If we have the eigenstates $|\psi\rangle$ of the electronic Hamiltonian in the presence of an applied electric field, the expectation value of the location would not change by time because $\langle \psi | \vec r |\psi \rangle$ is constant. So, how we may have charge transport?

The response to this is the same as post #3 above, which is why I moved the quoted post to this thread.

 

[Vanadium 50]

Besides all that, of course stationary states are not undergoing acceleration. They are stationary.

 

[Demystifier]

Acceleration is possible because the state can be in a superposition of energy eigenstates, which is not a stationary state.

 

[hokhani]

You're assuming that there are stationary states in the presence of an electric field. That isn't always the case. For example, in a uniform electric field, say a field of constant magnitude pointing in the $x$ direction, there are no stationary states for a charged particle.

For cases where there are stationary states, for example an electron in a hydrogen atom, where the electric field comes from the Coulomb potential of the nucleus, then it is indeed the case that the electron will not accelerate. But that is just one particular case.

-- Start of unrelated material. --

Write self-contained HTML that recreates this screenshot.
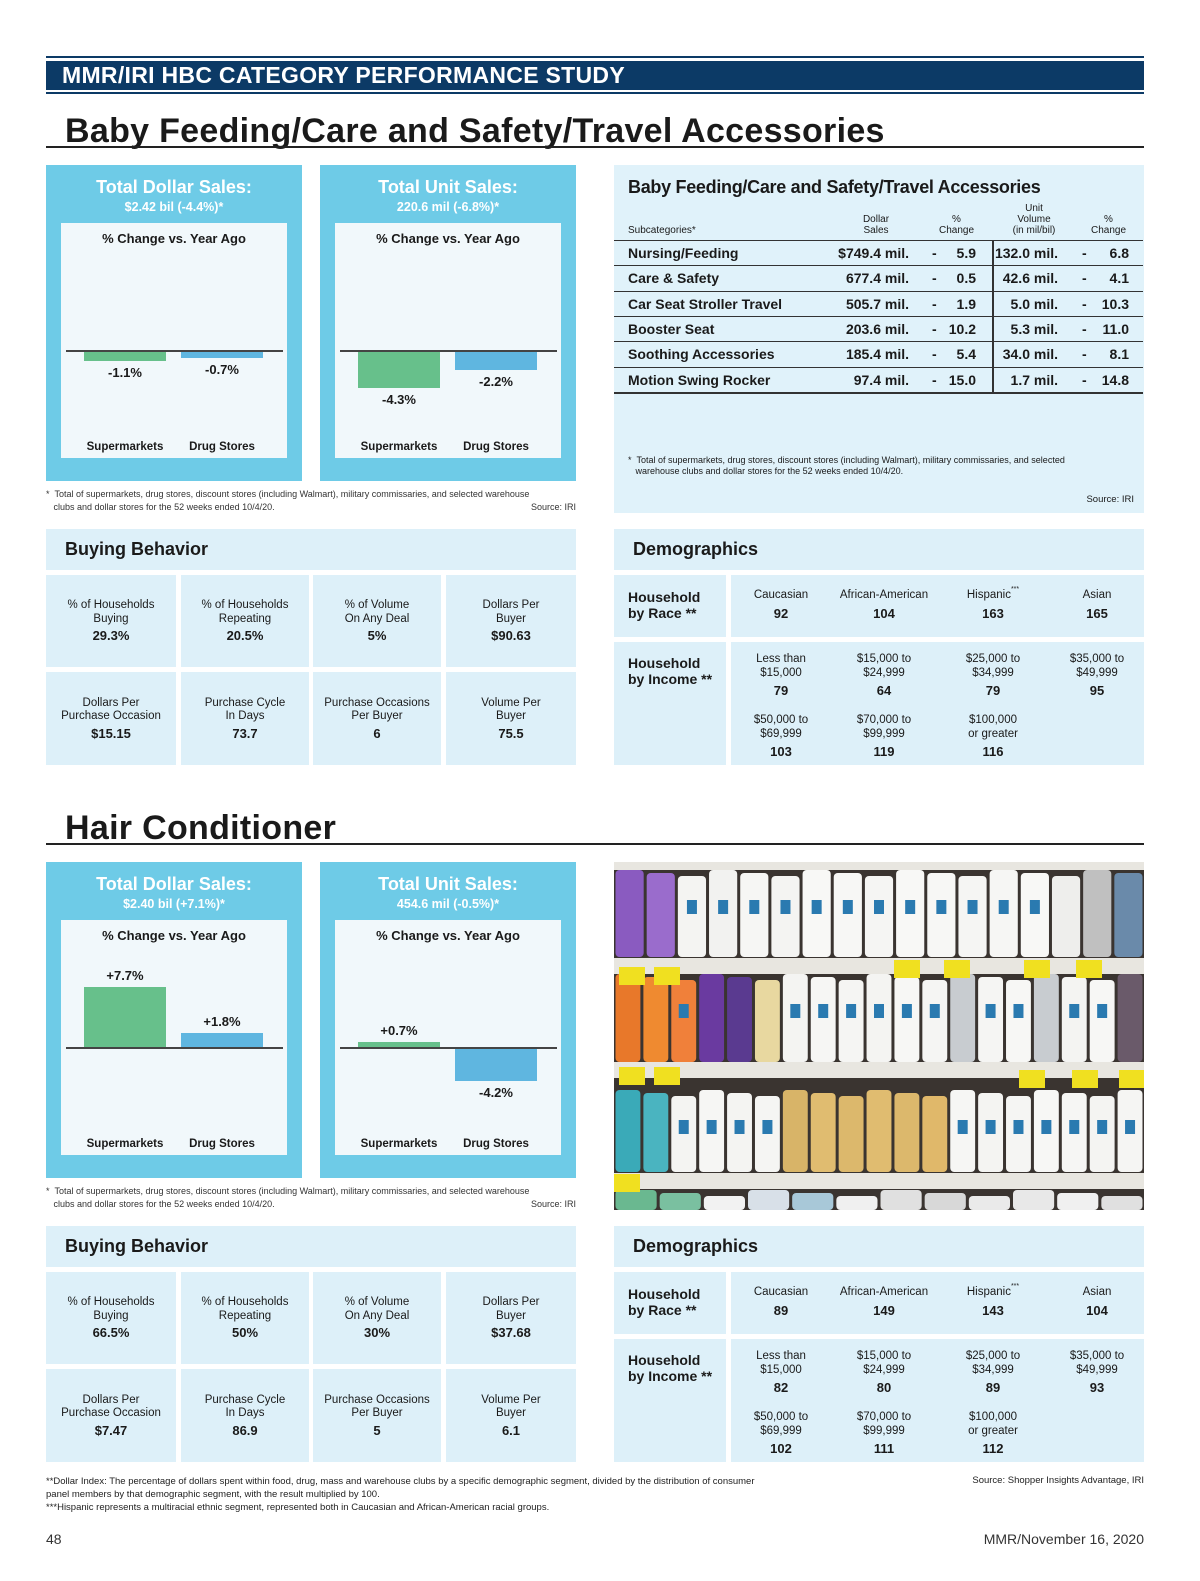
<!DOCTYPE html>
<html><head><meta charset="utf-8">
<style>
*{margin:0;padding:0;box-sizing:border-box}
body{width:1200px;height:1581px;background:#fff;position:relative;font-family:"Liberation Sans",sans-serif;color:#1a1a1a;overflow:hidden}
.a{position:absolute}
.c{text-align:center}
.n{font-family:"Liberation Sans Narrow","Liberation Sans",sans-serif}
.box{background:#6ecbe7}
.inner{background:#f1f8fb}
.pan{background:#ddf0f9}
.bt{color:#fff;font-weight:bold;font-size:18px;width:100%;text-align:center}
.bs{color:#fff;font-weight:bold;font-size:12.5px;width:100%;text-align:center}
.cell{font-size:11.5px;line-height:13.5px;text-align:center;display:flex;flex-direction:column;justify-content:center;align-items:center}
.cell b{font-size:13px;margin-top:3px}
.fn{font-size:9px;color:#333;line-height:13px}
.tr{position:absolute;left:0;width:529px;height:25px;border-top:1.5px solid #333;font-weight:bold;font-size:14px}
.tr span{position:absolute;top:4px}
.sup{font-size:7px;vertical-align:top;line-height:0;position:relative;top:1px}
</style></head><body>

<div class="a" style="left:46px;top:56px;width:1098px;height:2px;background:#0c3a66"></div>
<div class="a" style="left:46px;top:61px;width:1098px;height:29px;background:#0c3a66;color:#fff;font-weight:bold;font-size:23px;padding-left:16px;line-height:29px;letter-spacing:0.3px">MMR/IRI HBC CATEGORY PERFORMANCE STUDY</div>
<div class="a" style="left:46px;top:92px;width:1098px;height:2px;background:#0c3a66"></div>

<div id="s1"></div>
<div id="s2"></div>

<div class="a fn" style="left:46px;top:1475px;width:720px;font-size:9.5px;line-height:13px;color:#222">**Dollar Index: The percentage of dollars spent within food, drug, mass and warehouse clubs by a specific demographic segment, divided by the distribution of consumer panel members by that demographic segment, with the result multiplied by 100.<br>***Hispanic represents a multiracial ethnic segment, represented both in Caucasian and African-American racial groups.</div>
<div class="a" style="right:56px;top:1475px;font-size:9.5px;color:#222">Source: Shopper Insights Advantage, IRI</div>
<div class="a" style="left:46px;top:1531px;font-size:14px;color:#333">48</div>
<div class="a" style="right:56px;top:1531px;font-size:14px;color:#333">MMR/November 16, 2020</div>

<script>
const categories = ["Supermarkets", "Drug Stores"];
const babyDollarChange = [-1.1, -0.7];
const babyUnitChange = [-4.3, -2.2];
const hairDollarChange = [7.7, 1.8];
const hairUnitChange = [0.7, -4.2];
const babyRows = ["Nursing/Feeding","Care & Safety","Car Seat Stroller Travel","Booster Seat","Soothing Accessories","Motion Swing Rocker"];
const babyDollarSales = ["$749.4 mil.","677.4 mil.","505.7 mil.","203.6 mil.","185.4 mil.","97.4 mil."];
const babyDollarPct = ["5.9","0.5","1.9","10.2","5.4","15.0"];
const babyUnitVol = ["132.0 mil.","42.6 mil.","5.0 mil.","5.3 mil.","34.0 mil.","1.7 mil."];
const babyUnitPct = ["6.8","4.1","10.3","11.0","8.1","14.8"];

function chartBox(x, y, title, sub, vals, scale, name){
  let h = `<div class="a box" style="left:${x}px;top:${y}px;width:256px;height:316px">
  <div class="a bt" style="top:12px">${title}</div><div class="a bs" style="top:35px">${sub}</div>
  <div class="a inner" style="left:15px;top:58px;width:226px;height:235px">
  <div class="a" style="top:8px;width:100%;text-align:center;font-weight:bold;font-size:13px">% Change vs. Year Ago</div>`;
  const base = 127, colors = ["#67c08b","#5fb6e0"], bx=[23,120];
  h += `<div class="a" style="left:5px;top:${base}px;width:217px;height:1.5px;background:#444"></div>`;
  vals.forEach((v,i)=>{
    const hp = Math.abs(v)*scale;
    const top = v>=0 ? base-hp : base+1.5;
    h += `<div class="a" style="left:${bx[i]}px;top:${top}px;width:82px;height:${hp}px;background:${colors[i]}"></div>`;
    const ly = v>=0 ? top-19 : top+hp+4;
    h += `<div class="a n" style="left:${bx[i]}px;top:${ly}px;width:82px;text-align:center;font-weight:bold;font-size:13px">${v>0?'+':''}${v.toFixed(1)}%</div>`;
    h += `<div class="a" style="left:${bx[i]-20}px;top:218px;width:122px;text-align:center;font-weight:bold;font-size:11.5px">${categories[i]}</div>`;
  });
  return h + `</div></div>`;
}

function buying(y, vals, name){
  const labels=[["% of Households","Buying"],["% of Households","Repeating"],["% of Volume","On Any Deal"],["Dollars Per","Buyer"],["Dollars Per","Purchase Occasion"],["Purchase Cycle","In Days"],["Purchase Occasions","Per Buyer"],["Volume Per","Buyer"]];
  const cx=[46,181,313,446], cw=[130,128,128,130];
  let h=`<div class="a pan" style="left:46px;top:${y}px;width:530px;height:41px;font-weight:bold;font-size:18px;padding:10px 0 0 19px">Buying Behavior</div>`;
  labels.forEach((l,i)=>{
    const r=Math.floor(i/4), c=i%4;
    h+=`<div class="a pan cell" style="left:${cx[c]}px;top:${y+46+r*97}px;width:${cw[c]}px;height:${r?93:92}px">${l[0]}<br>${l[1]}<b>${vals[i]}</b></div>`;
  });
  return h;
}

function demo(y, race, inc, name){
  let h=`<div class="a pan" style="left:614px;top:${y}px;width:530px;height:41px;font-weight:bold;font-size:18px;padding:10px 0 0 19px">Demographics</div>`;
  h+=`<div class="a pan" style="left:614px;top:${y+46}px;width:112px;height:62px;font-weight:bold;font-size:14px;line-height:16px;padding:14px 0 0 14px">Household<br>by Race **</div>`;
  h+=`<div class="a pan" style="left:731px;top:${y+46}px;width:413px;height:62px"></div>`;
  h+=`<div class="a pan" style="left:614px;top:${y+113}px;width:112px;height:123px;font-weight:bold;font-size:14px;line-height:16px;padding:13px 0 0 14px">Household<br>by Income **</div>`;
  h+=`<div class="a pan" style="left:731px;top:${y+113}px;width:413px;height:123px"></div>`;
  const cx=[781,884,993,1097];
  const rl=["Caucasian","African-American","Hispanic<span class='sup'>***</span>","Asian"];
  rl.forEach((l,i)=>{h+=`<div class="a cell" style="left:${cx[i]-55}px;top:${y+60}px;width:110px;display:block">${l}<br><b style="display:block;margin-top:4px">${race[i]}</b></div>`;});
  const il=[["Less than","$15,000"],["$15,000 to","$24,999"],["$25,000 to","$34,999"],["$35,000 to","$49,999"],["$50,000 to","$69,999"],["$70,000 to","$99,999"],["$100,000","or greater"]];
  il.forEach((l,i)=>{const r=Math.floor(i/4),c=i%4;h+=`<div class="a cell" style="left:${cx[c]-55}px;top:${y+124+r*61}px;width:110px;display:block">${l[0]}<br>${l[1]}<b style="display:block;margin-top:4px">${inc[i]}</b></div>`;});
  return h;
}

function footnote(y,name){
  return `<div class="a fn" style="left:46px;top:${y}px;width:530px">* &nbsp;Total of supermarkets, drug stores, discount stores (including Walmart), military commissaries, and selected warehouse<br>&nbsp;&nbsp;&nbsp;clubs and dollar stores for the 52 weeks ended 10/4/20.<span style="position:absolute;right:0">Source: IRI</span></div>`;
}

function title(y,t,name){
  return `<div class="a" style="left:65px;top:${y-1}px;font-weight:bold;font-size:34px;letter-spacing:0.3px">${t}</div><div class="a" style="left:46px;top:${y+33}px;width:1098px;height:1.5px;background:#222"></div>`;
}

// Section 1
let s1 = title(113,"Baby Feeding/Care and Safety/Travel Accessories","baby");
s1 += chartBox(46,165,"Total Dollar Sales:","$2.42 bil (-4.4%)*",babyDollarChange,8.6,"baby-dollar");
s1 += chartBox(320,165,"Total Unit Sales:","220.6 mil (-6.8%)*",babyUnitChange,8.6,"baby-unit");
s1 += footnote(488,"baby");
let t = `<div class="a pan" style="left:614px;top:165px;width:530px;height:348px;background:#e0f2fa">
<div class="a" style="left:14px;top:12px;font-weight:bold;font-size:18px;letter-spacing:-0.3px">Baby Feeding/Care and Safety/Travel Accessories</div>
<div class="a n" style="left:14px;top:60px;font-size:10px">Subcategories*</div>
<div class="a n c" style="left:232px;top:49px;width:60px;font-size:10px;line-height:11px">Dollar<br>Sales</div>
<div class="a n c" style="left:315px;top:49px;width:55px;font-size:10px;line-height:11px">%<br>Change</div>
<div class="a n c" style="left:385px;top:38px;width:70px;font-size:10px;line-height:11px">Unit<br>Volume<br>(in mil/bil)</div>
<div class="a n c" style="left:467px;top:49px;width:55px;font-size:10px;line-height:11px">%<br>Change</div>
<div class="a" style="left:378px;top:75px;width:1.5px;height:153px;background:#333"></div>`;
babyRows.forEach((r,i)=>{
  t+=`<div class="tr" style="top:${75+i*25.3}px"><span style="left:14px">${r}</span><span style="right:234px">${babyDollarSales[i]}</span><span style="left:318px">-</span><span style="right:167px">${babyDollarPct[i]}</span><span style="right:85px">${babyUnitVol[i]}</span><span style="left:468px">-</span><span style="right:14px">${babyUnitPct[i]}</span></div>`;
});
t+=`<div class="a" style="left:0;top:227px;width:529px;height:1.5px;background:#333"></div>
<div class="a" style="left:14px;top:290px;font-size:9px;line-height:11px">* &nbsp;Total of supermarkets, drug stores, discount stores (including Walmart), military commissaries, and selected<br>&nbsp;&nbsp;&nbsp;warehouse clubs and dollar stores for the 52 weeks ended 10/4/20.</div>
<div class="a" style="right:10px;top:329px;font-size:9.5px">Source: IRI</div></div>`;
s1+=t;
s1 += buying(529,["29.3%","20.5%","5%","$90.63","$15.15","73.7","6","75.5"],"baby");
s1 += demo(529,["92","104","163","165"],["79","64","79","95","103","119","116"],"baby");
document.getElementById('s1').innerHTML = s1;

// Section 2
const O=697;
let s2 = title(113+O,"Hair Conditioner","hair");
s2 += chartBox(46,165+O,"Total Dollar Sales:","$2.40 bil (+7.1%)*",hairDollarChange,7.8,"hair-dollar");
s2 += chartBox(320,165+O,"Total Unit Sales:","454.6 mil (-0.5%)*",hairUnitChange,7.8,"hair-unit");
s2 += footnote(488+O,"hair");
const rowsC = [
 ["#8a5bc0","#9a6ccc","#f4f4f2","#f2f2f0","#f6f6f4","#f4f4f2","#f8f8f6","#f7f7f5","#f5f5f3","#f8f8f6","#f7f7f5","#f5f5f3","#f6f6f4","#f8f8f6","#eeeeec","#c0c0c0","#6a8aaa"],
 ["#e8782a","#ef8a30","#f0803a","#6a3aa0","#5a3a90","#e8d8a0","#f4f4f2","#f6f6f4","#f5f5f3","#f4f4f2","#f7f7f5","#f5f5f3","#c8ccd0","#f5f5f3","#f7f7f5","#c8ccd0","#f4f4f2","#f7f7f5","#6a5a6a"],
 ["#3aaab8","#4ab4c0","#f4f4f2","#f6f6f4","#f4f4f2","#f5f5f3","#d8b468","#e0bc70","#dcb86c","#e0bc70","#dcb86c","#e0b86a","#f6f6f4","#f4f4f2","#f5f5f3","#f7f7f5","#f6f6f4","#f4f4f2","#f5f5f3"],
 ["#6ab890","#7ac0a0","#f2f2f2","#d8e0e8","#a8c8d8","#f0f0f0","#e0e0e0","#d8d8d8","#eaeaea","#e8e8e8","#f0f0f0","#e0e0e0"]
];
let svg = `<svg class="a" style="left:614px;top:${862}px" width="530" height="348" viewBox="0 0 530 348"><rect width="530" height="348" fill="#3a3430"/>`;
const rowY=[[8,95],[112,200],[228,310],[328,348]];
rowsC.forEach((row,ri)=>{
  const w=530/row.length;
  row.forEach((c,i)=>{
    svg+=`<rect x="${i*w+1.5}" y="${rowY[ri][0]+ (i%3)*3}" width="${w-3}" height="${rowY[ri][1]-rowY[ri][0]-(i%3)*3}" rx="4" fill="${c}"/>`;
    if(c.startsWith('#f')) svg+=`<rect x="${i*w+w/2-5}" y="${rowY[ri][0]+30}" width="10" height="14" fill="#2a7ab0"/>`;
  });
});
[[0,8],[96,16],[200,16],[311,16]].forEach(s=>{svg+=`<rect x="0" y="${s[0]}" width="530" height="${s[1]}" fill="#e8e6e0"/>`;});
[[5,105],[40,105],[280,98],[330,98],[410,98],[462,98],[5,205],[40,205],[405,208],[458,208],[505,208],[0,312]].forEach(p=>{svg+=`<rect x="${p[0]}" y="${p[1]}" width="26" height="18" fill="#f0e020"/>`;});
svg+=`</svg>`;
s2+=svg;
s2 += buying(529+O,["66.5%","50%","30%","$37.68","$7.47","86.9","5","6.1"],"hair");
s2 += demo(529+O,["89","149","143","104"],["82","80","89","93","102","111","112"],"hair");
document.getElementById('s2').innerHTML = s2;
</script>
</body></html>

Do you mean that for an electron in an electric field, the Schrödinger equation is not soluble? Then, how to solve the quantum charge transport problem?

 

[Vanadium 50]

But didn't the problem specify stationary states?
I really wish people would post their questions verbatim. You know, follow the PF Rules and all.

 

[PeterDonis]

Do you mean that for an electron in an electric field, the Schrödinger equation is not soluble?

Which Schrödinger equation?

The time-dependent Schrödinger equation is of course soluble, and gives you solutions describing electrons that are not stationary.

The time-independent Schrödinger equation, which is what you would try to solve to find stationary states, has no solutions for the case you describe, because there are no stationary states.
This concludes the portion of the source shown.